Will you output all of the data below exactly, omitting the images?
==*==
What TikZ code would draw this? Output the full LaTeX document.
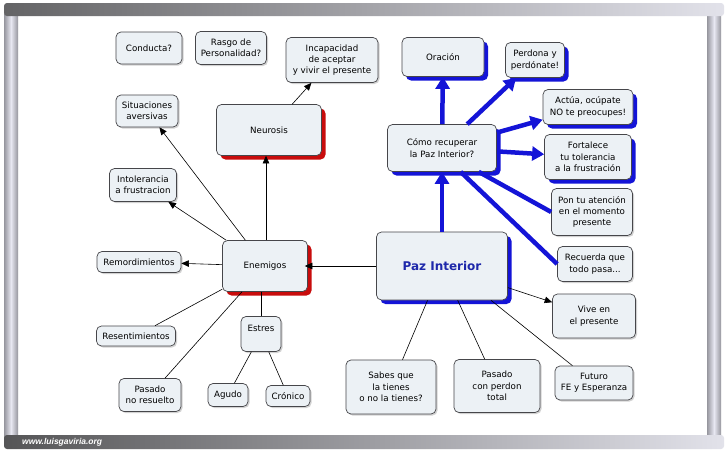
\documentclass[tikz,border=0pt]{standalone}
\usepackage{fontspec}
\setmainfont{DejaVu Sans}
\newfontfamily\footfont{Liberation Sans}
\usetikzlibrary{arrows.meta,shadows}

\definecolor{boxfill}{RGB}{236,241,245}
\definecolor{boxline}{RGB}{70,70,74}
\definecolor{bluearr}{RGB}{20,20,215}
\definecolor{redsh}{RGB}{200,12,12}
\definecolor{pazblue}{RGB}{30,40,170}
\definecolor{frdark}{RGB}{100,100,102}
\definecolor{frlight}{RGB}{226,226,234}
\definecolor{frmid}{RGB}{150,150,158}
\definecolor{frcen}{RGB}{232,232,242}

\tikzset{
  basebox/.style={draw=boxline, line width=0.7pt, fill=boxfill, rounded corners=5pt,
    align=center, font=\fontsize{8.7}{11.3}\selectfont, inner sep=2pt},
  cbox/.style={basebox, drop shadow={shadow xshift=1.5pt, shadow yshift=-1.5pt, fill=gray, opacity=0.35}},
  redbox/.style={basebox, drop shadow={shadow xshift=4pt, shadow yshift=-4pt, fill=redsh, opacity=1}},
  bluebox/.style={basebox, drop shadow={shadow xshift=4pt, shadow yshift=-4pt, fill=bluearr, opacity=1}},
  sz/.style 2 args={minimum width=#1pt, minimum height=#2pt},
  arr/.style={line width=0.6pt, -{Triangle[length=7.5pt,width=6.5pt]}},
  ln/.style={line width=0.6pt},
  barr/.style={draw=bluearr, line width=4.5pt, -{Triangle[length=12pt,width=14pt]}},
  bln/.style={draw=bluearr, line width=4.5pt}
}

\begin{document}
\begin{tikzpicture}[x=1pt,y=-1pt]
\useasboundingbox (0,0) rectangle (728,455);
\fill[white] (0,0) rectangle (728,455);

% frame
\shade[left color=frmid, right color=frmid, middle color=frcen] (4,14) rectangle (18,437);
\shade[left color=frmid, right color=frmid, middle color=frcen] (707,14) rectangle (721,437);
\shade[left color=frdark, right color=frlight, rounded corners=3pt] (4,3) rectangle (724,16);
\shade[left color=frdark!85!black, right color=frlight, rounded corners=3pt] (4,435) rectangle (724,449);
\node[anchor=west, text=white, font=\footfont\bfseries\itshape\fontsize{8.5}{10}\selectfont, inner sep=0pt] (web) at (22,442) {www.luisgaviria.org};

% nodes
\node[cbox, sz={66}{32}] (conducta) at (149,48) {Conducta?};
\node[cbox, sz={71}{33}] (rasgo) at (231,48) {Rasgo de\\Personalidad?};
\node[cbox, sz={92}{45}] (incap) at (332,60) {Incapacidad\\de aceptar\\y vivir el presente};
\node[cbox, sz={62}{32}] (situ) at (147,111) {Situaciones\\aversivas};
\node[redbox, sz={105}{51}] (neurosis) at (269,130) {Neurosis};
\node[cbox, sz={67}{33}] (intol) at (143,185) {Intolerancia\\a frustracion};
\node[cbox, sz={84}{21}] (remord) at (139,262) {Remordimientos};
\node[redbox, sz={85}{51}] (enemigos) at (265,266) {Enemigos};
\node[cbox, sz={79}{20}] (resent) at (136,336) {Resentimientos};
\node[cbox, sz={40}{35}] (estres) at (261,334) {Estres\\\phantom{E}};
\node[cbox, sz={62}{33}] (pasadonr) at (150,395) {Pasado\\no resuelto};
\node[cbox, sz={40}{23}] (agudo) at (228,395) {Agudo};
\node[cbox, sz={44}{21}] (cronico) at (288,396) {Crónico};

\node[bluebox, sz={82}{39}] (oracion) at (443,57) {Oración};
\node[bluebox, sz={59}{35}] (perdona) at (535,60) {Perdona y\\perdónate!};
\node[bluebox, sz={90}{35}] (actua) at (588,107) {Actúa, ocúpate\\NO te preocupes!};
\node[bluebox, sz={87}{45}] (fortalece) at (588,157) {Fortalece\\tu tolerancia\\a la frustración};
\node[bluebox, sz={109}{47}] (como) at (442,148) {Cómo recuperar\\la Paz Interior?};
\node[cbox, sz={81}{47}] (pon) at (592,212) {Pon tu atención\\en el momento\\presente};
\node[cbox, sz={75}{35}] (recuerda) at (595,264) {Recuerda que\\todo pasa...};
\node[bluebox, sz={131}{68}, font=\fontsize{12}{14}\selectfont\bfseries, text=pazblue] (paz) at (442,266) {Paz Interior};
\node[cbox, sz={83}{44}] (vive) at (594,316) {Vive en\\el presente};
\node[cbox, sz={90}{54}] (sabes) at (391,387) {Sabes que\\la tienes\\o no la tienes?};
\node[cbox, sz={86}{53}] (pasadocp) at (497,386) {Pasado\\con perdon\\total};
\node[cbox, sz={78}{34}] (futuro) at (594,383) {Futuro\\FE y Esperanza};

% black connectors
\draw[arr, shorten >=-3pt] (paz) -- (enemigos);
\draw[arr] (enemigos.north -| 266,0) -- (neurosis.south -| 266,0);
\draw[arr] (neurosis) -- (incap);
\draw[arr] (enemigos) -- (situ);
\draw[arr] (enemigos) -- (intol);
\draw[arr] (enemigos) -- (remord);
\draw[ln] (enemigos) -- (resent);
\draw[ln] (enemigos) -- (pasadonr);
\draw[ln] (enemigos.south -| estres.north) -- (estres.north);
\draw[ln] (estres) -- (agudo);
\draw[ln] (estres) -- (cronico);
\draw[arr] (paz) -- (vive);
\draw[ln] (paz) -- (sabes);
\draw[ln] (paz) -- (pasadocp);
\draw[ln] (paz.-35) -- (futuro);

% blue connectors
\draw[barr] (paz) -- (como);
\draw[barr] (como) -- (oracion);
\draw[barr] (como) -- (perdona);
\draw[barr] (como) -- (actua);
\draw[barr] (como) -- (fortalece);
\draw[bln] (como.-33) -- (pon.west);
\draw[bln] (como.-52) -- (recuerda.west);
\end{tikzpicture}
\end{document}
==*==
_ANSWER TO THIS PROBLEM_
What TikZ code would draw this? Output the full LaTeX document.
\documentclass[tikz,border=0pt]{standalone}
\usepackage{fontspec}
\setmainfont{DejaVu Sans}
\newfontfamily\footfont{Liberation Sans}
\usetikzlibrary{arrows.meta,shadows}

\definecolor{boxfill}{RGB}{236,241,245}
\definecolor{boxline}{RGB}{70,70,74}
\definecolor{bluearr}{RGB}{20,20,215}
\definecolor{redsh}{RGB}{200,12,12}
\definecolor{pazblue}{RGB}{30,40,170}
\definecolor{frdark}{RGB}{100,100,102}
\definecolor{frlight}{RGB}{226,226,234}
\definecolor{frmid}{RGB}{150,150,158}
\definecolor{frcen}{RGB}{232,232,242}

\tikzset{
  basebox/.style={draw=boxline, line width=0.7pt, fill=boxfill, rounded corners=5pt,
    align=center, font=\fontsize{8.7}{11.3}\selectfont, inner sep=2pt},
  cbox/.style={basebox, drop shadow={shadow xshift=1.5pt, shadow yshift=-1.5pt, fill=gray, opacity=0.35}},
  redbox/.style={basebox, drop shadow={shadow xshift=4pt, shadow yshift=-4pt, fill=redsh, opacity=1}},
  bluebox/.style={basebox, drop shadow={shadow xshift=4pt, shadow yshift=-4pt, fill=bluearr, opacity=1}},
  sz/.style 2 args={minimum width=#1pt, minimum height=#2pt},
  arr/.style={line width=0.6pt, -{Triangle[length=7.5pt,width=6.5pt]}},
  ln/.style={line width=0.6pt},
  barr/.style={draw=bluearr, line width=4.5pt, -{Triangle[length=12pt,width=14pt]}},
  bln/.style={draw=bluearr, line width=4.5pt}
}

\begin{document}
\begin{tikzpicture}[x=1pt,y=-1pt]
\useasboundingbox (0,0) rectangle (728,455);
\fill[white] (0,0) rectangle (728,455);

% frame
\shade[left color=frmid, right color=frmid, middle color=frcen] (4,14) rectangle (18,437);
\shade[left color=frmid, right color=frmid, middle color=frcen] (707,14) rectangle (721,437);
\shade[left color=frdark, right color=frlight, rounded corners=3pt] (4,3) rectangle (724,16);
\shade[left color=frdark!85!black, right color=frlight, rounded corners=3pt] (4,435) rectangle (724,449);
\node[anchor=west, text=white, font=\footfont\bfseries\itshape\fontsize{8.5}{10}\selectfont, inner sep=0pt] (web) at (22,442) {www.luisgaviria.org};

% nodes
\node[cbox, sz={66}{32}] (conducta) at (149,48) {Conducta?};
\node[cbox, sz={71}{33}] (rasgo) at (231,48) {Rasgo de\\Personalidad?};
\node[cbox, sz={92}{45}] (incap) at (332,60) {Incapacidad\\de aceptar\\y vivir el presente};
\node[cbox, sz={62}{32}] (situ) at (147,111) {Situaciones\\aversivas};
\node[redbox, sz={105}{51}] (neurosis) at (269,130) {Neurosis};
\node[cbox, sz={67}{33}] (intol) at (143,185) {Intolerancia\\a frustracion};
\node[cbox, sz={84}{21}] (remord) at (139,262) {Remordimientos};
\node[redbox, sz={85}{51}] (enemigos) at (265,266) {Enemigos};
\node[cbox, sz={79}{20}] (resent) at (136,336) {Resentimientos};
\node[cbox, sz={40}{35}] (estres) at (261,334) {Estres\\\phantom{E}};
\node[cbox, sz={62}{33}] (pasadonr) at (150,395) {Pasado\\no resuelto};
\node[cbox, sz={40}{23}] (agudo) at (228,395) {Agudo};
\node[cbox, sz={44}{21}] (cronico) at (288,396) {Crónico};

\node[bluebox, sz={82}{39}] (oracion) at (443,57) {Oración};
\node[bluebox, sz={59}{35}] (perdona) at (535,60) {Perdona y\\perdónate!};
\node[bluebox, sz={90}{35}] (actua) at (588,107) {Actúa, ocúpate\\NO te preocupes!};
\node[bluebox, sz={87}{45}] (fortalece) at (588,157) {Fortalece\\tu tolerancia\\a la frustración};
\node[bluebox, sz={109}{47}] (como) at (442,148) {Cómo recuperar\\la Paz Interior?};
\node[cbox, sz={81}{47}] (pon) at (592,212) {Pon tu atención\\en el momento\\presente};
\node[cbox, sz={75}{35}] (recuerda) at (595,264) {Recuerda que\\todo pasa...};
\node[bluebox, sz={131}{68}, font=\fontsize{12}{14}\selectfont\bfseries, text=pazblue] (paz) at (442,266) {Paz Interior};
\node[cbox, sz={83}{44}] (vive) at (594,316) {Vive en\\el presente};
\node[cbox, sz={90}{54}] (sabes) at (391,387) {Sabes que\\la tienes\\o no la tienes?};
\node[cbox, sz={86}{53}] (pasadocp) at (497,386) {Pasado\\con perdon\\total};
\node[cbox, sz={78}{34}] (futuro) at (594,383) {Futuro\\FE y Esperanza};

% black connectors
\draw[arr, shorten >=-3pt] (paz) -- (enemigos);
\draw[arr] (enemigos.north -| 266,0) -- (neurosis.south -| 266,0);
\draw[arr] (neurosis) -- (incap);
\draw[arr] (enemigos) -- (situ);
\draw[arr] (enemigos) -- (intol);
\draw[arr] (enemigos) -- (remord);
\draw[ln] (enemigos) -- (resent);
\draw[ln] (enemigos) -- (pasadonr);
\draw[ln] (enemigos.south -| estres.north) -- (estres.north);
\draw[ln] (estres) -- (agudo);
\draw[ln] (estres) -- (cronico);
\draw[arr] (paz) -- (vive);
\draw[ln] (paz) -- (sabes);
\draw[ln] (paz) -- (pasadocp);
\draw[ln] (paz.-35) -- (futuro);

% blue connectors
\draw[barr] (paz) -- (como);
\draw[barr] (como) -- (oracion);
\draw[barr] (como) -- (perdona);
\draw[barr] (como) -- (actua);
\draw[barr] (como) -- (fortalece);
\draw[bln] (como.-33) -- (pon.west);
\draw[bln] (como.-52) -- (recuerda.west);
\end{tikzpicture}
\end{document}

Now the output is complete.